Cav3.1 (α1G) T-type Ca2+ channel (TTCC) is expressed in mouse sinoatrial node cells (SANCs) and atrioventricular nodal (AVN) cells and contributes to heart rate genesis and AV conduction. However, its role in heart rate (HR) regulation and AV conduction acceleration by the β-adrenergic system (SAS) is unclear, which is the topic of this study.

Methods and Results

L- (ICa-L) and T-type (ICa-T) Ca2+ currents were recorded in SANCs from Cav3.1 transgenic (TG) and knockout (KO), and control mice. ICa-T was absent in KO SANCs but enhanced in TG SANCs. In anaesthetized animals, different doses of ISO were infused through jugular vein and the heart rate was recorded. The EC50 of HR response to isoproterenol was lower in TG mice but higher in KO mice, and the maximal percentage of HR increase by isoproterenol was greater in TG mice but less in KO mice. In Langendorff-perfused hearts, ISO increased HR and shortened PR intervals to a greater extent in TG but to a less extent in KO hearts.

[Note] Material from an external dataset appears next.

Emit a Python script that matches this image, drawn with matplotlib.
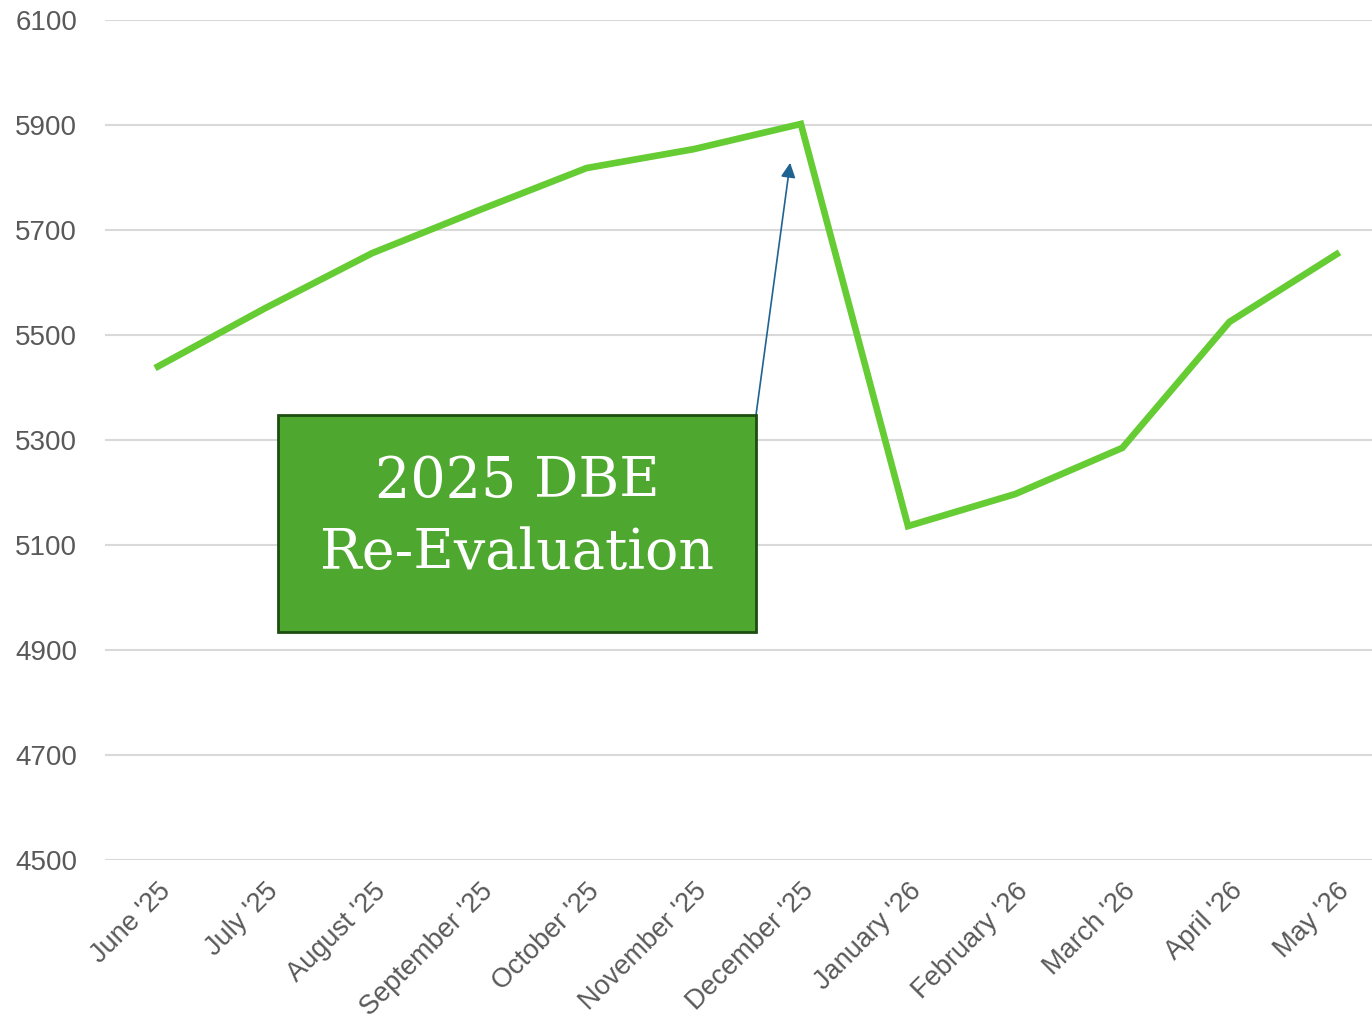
import matplotlib.pyplot as plt
from matplotlib.patches import Rectangle

months = ["June '25", "July '25", "August '25", "September '25", "October '25",
          "November '25", "December '25", "January '26", "February '26",
          "March '26", "April '26", "May '26"]
values = [5440, 5551, 5656, 5738, 5818, 5854, 5902, 5136, 5197, 5285, 5525, 5654]
yticks = [4500, 4700, 4900, 5100, 5300, 5500, 5700, 5900, 6100]

line_color = "#66cc33"
grid_color = "#d9d9d9"
text_color = "#595959"

plt.rcParams["font.family"] = ["Liberation Sans", "DejaVu Sans"]

fig = plt.figure(figsize=(13.72, 10.24), dpi=100)
W, H = 1372, 1024
ax = fig.add_axes([105 / W, (H - 860) / H, (W - 105) / W, (860 - 20) / H])

x = list(range(len(months)))
ax.plot(x, values, color=line_color, lw=4.8, solid_joinstyle="miter", zorder=3)

ax.set_xlim(-0.494, 11.33)
ax.set_ylim(4500, 6100)
ax.set_yticks(yticks)
ax.set_yticklabels([str(t) for t in yticks], fontsize=20, color=text_color)
ax.set_xticks(x)
ax.set_xticklabels(months, rotation=45, ha="right", va="top",
                   rotation_mode="anchor", fontsize=19.5, color=text_color)
ax.tick_params(axis="both", length=0)
ax.tick_params(axis="y", pad=20)
ax.tick_params(axis="x", pad=13)
ax.grid(axis="y", color=grid_color, lw=1.5)
ax.set_axisbelow(True)
for s in ax.spines.values():
    s.set_visible(False)

# annotation box
bx0, by0, bx1, by1 = 278 / W, (H - 632) / H, 756 / W, (H - 415) / H
fig.patches.append(Rectangle((bx0, by0), bx1 - bx0, by1 - by0, transform=fig.transFigure,
                             facecolor="#4ea72e", edgecolor="#1e4d0f", lw=2, zorder=5))
fig.text((bx0 + bx1) / 2, (by0 + by1) / 2 + 6 / H, "2025 DBE\nRe-Evaluation",
         ha="center", va="center", color="white", fontsize=40,
         family="DejaVu Serif", linespacing=1.42, zorder=6)

ax.annotate("", xy=(5.9, 5828), xycoords="data",
            xytext=(bx1, by1), textcoords="figure fraction",
            arrowprops=dict(arrowstyle="-|>", color="#1f6391", lw=1.2,
                            mutation_scale=22, shrinkA=0, shrinkB=0), zorder=4)

fig.savefig("out.png", dpi=100)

KO SANCs had significantly slower spontaneous beating rates than control SANCs before and after isoproterenol; TG SANCs had similar basal beating rates as control SANCs probably due to decreased ICa-L but greater response to isoproterenol than control SANCs. ICa-T in SANCs was significantly increased by isoproterenol.


ICa-T upregulation by β-adrenergic stimulation contributes to HR and conduction regulation by the SAS. TTCC can be a target for slowing heart rates.